Glaube du bekommst auch keine Antwort. Die bekommen bestimmt hunderte solche Anfragen für Sponsoring und lesen nur die wenigsten davon.

Immerhin. Ein neues Kabel bekommst du sicher umsonst. Corsair Service eben.


Grüße House


----------



## ELPR1NC1PAL (23. Januar 2010)

Lesen tun wir alle - dauert aber oft lange, im Zweifelsfall noch mal anschreiben  ist halt nicht gängig das Sponsoring, Corsair schaut da mehr so auf Messen und im Web und sucht sich Leute als das man direkt auf den Hersteller zugeht damit. Dennoch ist es nicht ausgeschlossen, Geduld gehört aber dazu - da es auch erstmal in Rücksprache geklärt werden muss und auch momentan ein neues Jahr angebrochen ist - machen auch einige Urlaub nach dem Festtagsgeschäften


----------



## Bluebeard (27. Januar 2010)

@ Dr. House

Antwort hat er bekommen - also kein Grund zur Aufregung :p


----------



## Dr.House (28. Januar 2010)

Ich meinte nur, dass es entweder lange dauert, oder nix mehr kommt, weil sponsoring nicht üblig ist.

Kabel, hab ich ihm geschickt, hatte ein über


----------



## Bluebeard (29. Januar 2010)

Ab und an ist das schon möglich - da hier aber generell mehr als 10 Anfragen pro Woche reinkommen, wählen wir natürlich sorgfältig aus und müssen auch leider die Mehrheit ablehnen...


----------



## Lower (29. Januar 2010)

so wie bei mir eben!

Aber macht nichts. Corsair macht gute Produkte und ich werde weiterhin diese kaufen, solange ich davon überzeugt bin, dass Preis/Leistung stimmen.

Ah und die Kabel wurden schon verschickt und deines Dr.House ist angekommen, leider kann ich es nicht gebrauchen, da ich keine 8Pin Graka besitze und mein Netzteil auch nur 6Pin besitzt!


----------



## Dr.House (29. Januar 2010)

Hä,

das Kabel muss passen. Ist ein 6+2 Pin PCI-E Kabel. 

Von Corsair kriegst du das gleiche.

Passt der Anschluss am NT nicht oder was passt da nicht genau ?


----------



## Lower (30. Januar 2010)

Ja, es ist an einer Seite ja 6+2, an der anderen 8pin

Ich kann kein 8pin in mein Netzteil bekommen, da es nur einen 6pin anschluss hat. Und umgekehrt kann ich das auch nicht, da meine Graka (HD5870) nur 2x 6Pin Anschlüsse hat.
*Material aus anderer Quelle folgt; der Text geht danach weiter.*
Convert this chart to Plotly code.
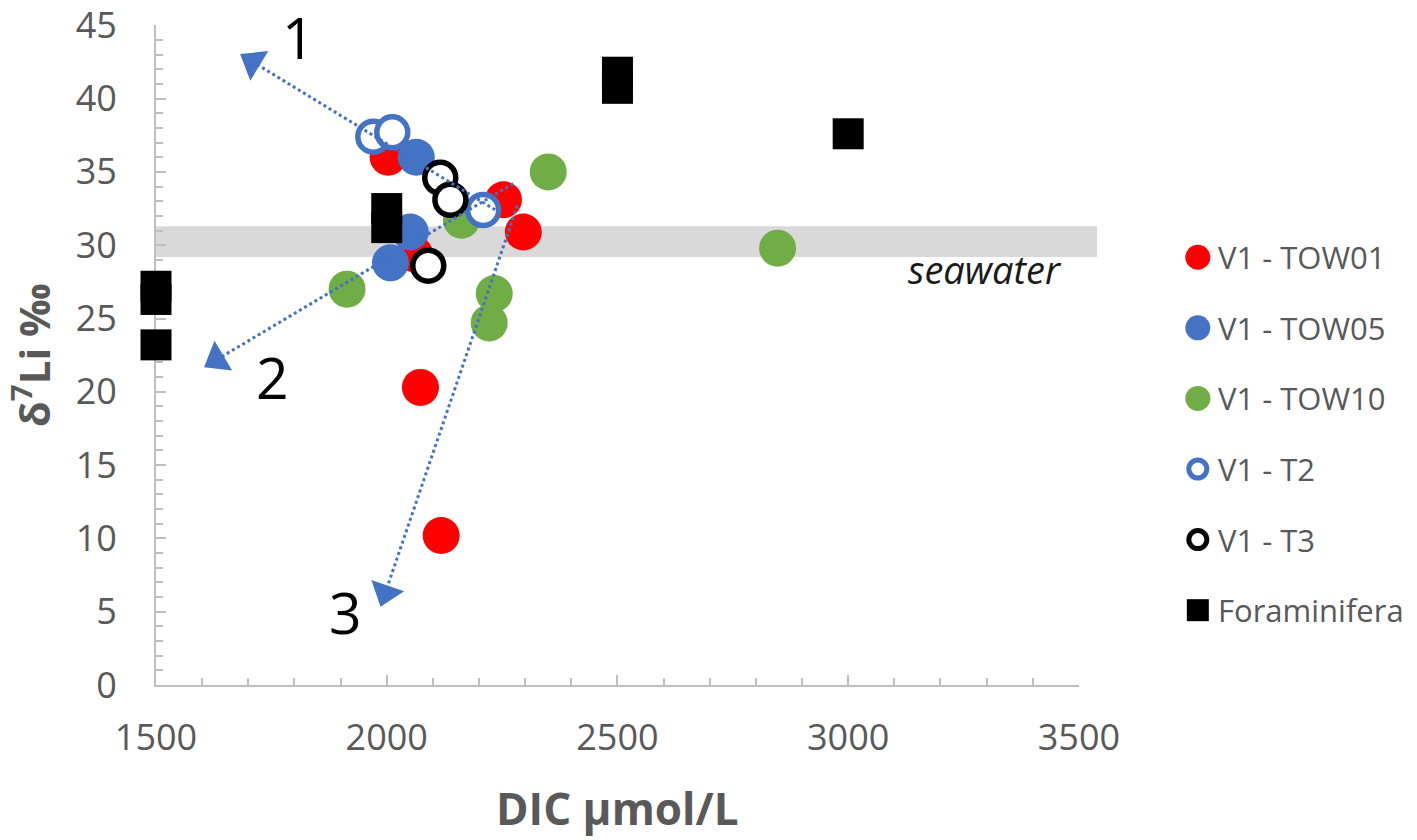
import plotly.graph_objects as go

# DIC (umol/L) and d7Li (permil)
tow01_x = [2003, 2253, 2296, 2060, 2073, 2118]
tow01_y = [36.0, 33.1, 30.9, 29.4, 20.3, 10.2]
tow05_x = [2064, 2051, 2008]
tow05_y = [36.0, 30.9, 28.8]
tow10_x = [2350, 2162, 1914, 2233, 2222, 2847]
tow10_y = [35.0, 31.7, 27.0, 26.7, 24.7, 29.8]
t2_x = [1971, 2012, 2209]
t2_y = [37.4, 37.7, 32.4]
t3_x = [2116, 2138, 2090]
t3_y = [34.6, 33.1, 28.6]
foram_x = [1500, 1500, 1500, 2000, 2000, 2500, 2500, 3000]
foram_y = [27.2, 26.3, 23.2, 32.5, 31.2, 41.8, 40.7, 37.6]

seawater_range = [29.2, 31.3]

# trend arrows: start -> end, and their numbers
arrow_start_x = [2246, 2274, 2283]
arrow_start_y = [32.2, 34.2, 32.7]
arrow_end_x = [1710, 1632, 1997]
arrow_end_y = [42.5, 22.2, 6.3]
arrow_labels = ["1", "2", "3"]
arrow_label_x = [1808, 1752, 1910]
arrow_label_y = [44.2, 21.0, 5.0]

legend_names = ["V1 - TOW01", "V1 - TOW05", "V1 - TOW10", "V1 - T2", "V1 - T3", "Foraminifera"]

RED = "#FF0000"
BLUE = "#4472C4"
GREEN = "#70AD47"
GREY_TXT = "#595959"
FONT = "Open Sans"

series = [
    (tow01_x, tow01_y, dict(symbol="circle", size=37, color=RED)),
    (tow05_x, tow05_y, dict(symbol="circle", size=37, color=BLUE)),
    (tow10_x, tow10_y, dict(symbol="circle", size=37, color=GREEN)),
    (t2_x, t2_y, dict(symbol="circle", size=31, color="white", line=dict(color=BLUE, width=5.5))),
    (t3_x, t3_y, dict(symbol="circle", size=31, color="white", line=dict(color="black", width=5.5))),
    (foram_x, foram_y, dict(symbol="square", size=31, color="black")),
]
legend_markers = [
    dict(symbol="circle", size=25, color=RED),
    dict(symbol="circle", size=25, color=BLUE),
    dict(symbol="circle", size=25, color=GREEN),
    dict(symbol="circle", size=18, color="white", line=dict(color=BLUE, width=5)),
    dict(symbol="circle", size=18, color="white", line=dict(color="black", width=5)),
    dict(symbol="square", size=22, color="black"),
]

fig = go.Figure()

for (xs, ys, mk), name in zip(series, legend_names):
    fig.add_trace(go.Scatter(x=xs, y=ys, mode="markers", name=name, marker=mk,
                             cliponaxis=False, showlegend=False))

# dotted arrows drawn over the points
for i in range(len(arrow_start_x)):
    fig.add_trace(go.Scatter(
        x=[arrow_start_x[i], arrow_end_x[i]], y=[arrow_start_y[i], arrow_end_y[i]],
        mode="lines", showlegend=False, hoverinfo="skip",
        line=dict(color=BLUE, width=3, dash="dot"), cliponaxis=False,
    ))
    fig.add_trace(go.Scatter(
        x=[arrow_start_x[i], arrow_end_x[i]], y=[arrow_start_y[i], arrow_end_y[i]],
        mode="markers", showlegend=False, hoverinfo="skip",
        marker=dict(symbol="triangle-up", size=[0, 30], color=BLUE, angleref="previous",
                    opacity=1, line=dict(width=0)),
        cliponaxis=False,
    ))

# hand-drawn legend on its own small axes at the right
for i, (name, mk) in enumerate(zip(legend_names, legend_markers)):
    fig.add_trace(go.Scatter(x=[0], y=[i], mode="markers", marker=mk, xaxis="x2", yaxis="y2",
                             showlegend=False, hoverinfo="skip", cliponaxis=False))
    fig.add_annotation(x=18, y=i, xref="x2", yref="y2", text=name, showarrow=False,
                       xanchor="left", yanchor="middle",
                       font=dict(family=FONT, size=31, color=GREY_TXT))

for lab, lx, ly in zip(arrow_labels, arrow_label_x, arrow_label_y):
    fig.add_annotation(x=lx, y=ly, text=lab, showarrow=False,
                       font=dict(family=FONT, size=57, color="black"))

fig.add_annotation(x=3467, y=28.4, text="<i>seawater</i>", showarrow=False,
                   xanchor="right", yanchor="middle",
                   font=dict(family=FONT, size=38, color="#1a1a1a"))

# axis titles
fig.add_annotation(x=0.3659, y=-0.186, xref="paper", yref="paper", text="<b>DIC µmol/L</b>",
                   showarrow=False, xanchor="center", yanchor="middle",
                   font=dict(family=FONT, size=44, color=GREY_TXT))
fig.add_annotation(x=-0.099, y=0.5, xref="paper", yref="paper", text="<b>δ<sup>7</sup>Li ‰</b>",
                   showarrow=False, textangle=-90, xanchor="center", yanchor="middle",
                   font=dict(family=FONT, size=42, color=GREY_TXT))

fig.add_shape(type="rect", xref="paper", yref="y", x0=0, x1=0.7462,
              y0=seawater_range[0], y1=seawater_range[1],
              fillcolor="#D9D9D9", line=dict(width=0), layer="below")

axis_common = dict(
    showgrid=False, zeroline=False, showline=True, linecolor="#BFBFBF", linewidth=2,
    ticks="inside", ticklen=10, tickwidth=1.5, tickcolor="#BFBFBF", automargin=False,
    ticklabeloverflow="allow", layer="below traces",
    tickfont=dict(family=FONT, size=36, color=GREY_TXT),
)

# the page body adds an 8px offset, so the figure is 8px smaller and shifted back
fig.update_layout(
    width=1409, height=832,
    margin=dict(l=148, r=0, t=17, b=155),
    plot_bgcolor="white", paper_bgcolor="white",
    xaxis=dict(axis_common, domain=[0, 0.7319], range=[1500, 3500], dtick=500,
               minor=dict(ticks="inside", dtick=100, ticklen=7, tickcolor="#BFBFBF"),
               ticklabelstandoff=20),
    yaxis=dict(axis_common, range=[0, 45.02], tick0=0, dtick=5,
               minor=dict(ticks="inside", dtick=1, ticklen=7, tickcolor="#BFBFBF"),
               ticklabelstandoff=30),
    xaxis2=dict(domain=[0.80, 1.0], range=[-33, 219], visible=False, anchor="y2"),
    yaxis2=dict(domain=[0, 1], range=[6.06, -3.29], visible=False, anchor="x2"),
    showlegend=False,
)

fig.write_html("out.html")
Von Corsair bekomme ich ein 6Pin Kabel!


----------



## Dr.House (30. Januar 2010)

Wusste nicht dass die HX 620 ein 6 Pin am NT haben.  Umdrehen kannst du sie eh nicht, da die Anschlüsse und die Leitungen nicht passen.

Naja wollte eben helfen, jetzt weiß ich zumindest das es nicht passt.


Grüße House


----------



## Lower (8. Februar 2010)

Danke dir trotzdem! 

Nur leider verstehe ich nicht wieso ich kein Sponsoring bekomme, ich meine der Noblorros Mod bekommt auch ein Netzteil, also für mich völlig unverständlich!

lg


----------



## Bluebeard (10. Februar 2010)

Man muss nicht alles verstehen können - ich verstehe auch nicht alles 

Die PCGH ist einer von Corsairs Presse-Partnern und Noblorros Projekt wird afaik auch offiziell von der PCGH gefeatured. Insofern fällt dem Marketing die Entscheidung dahingehend wohl leichter...


----------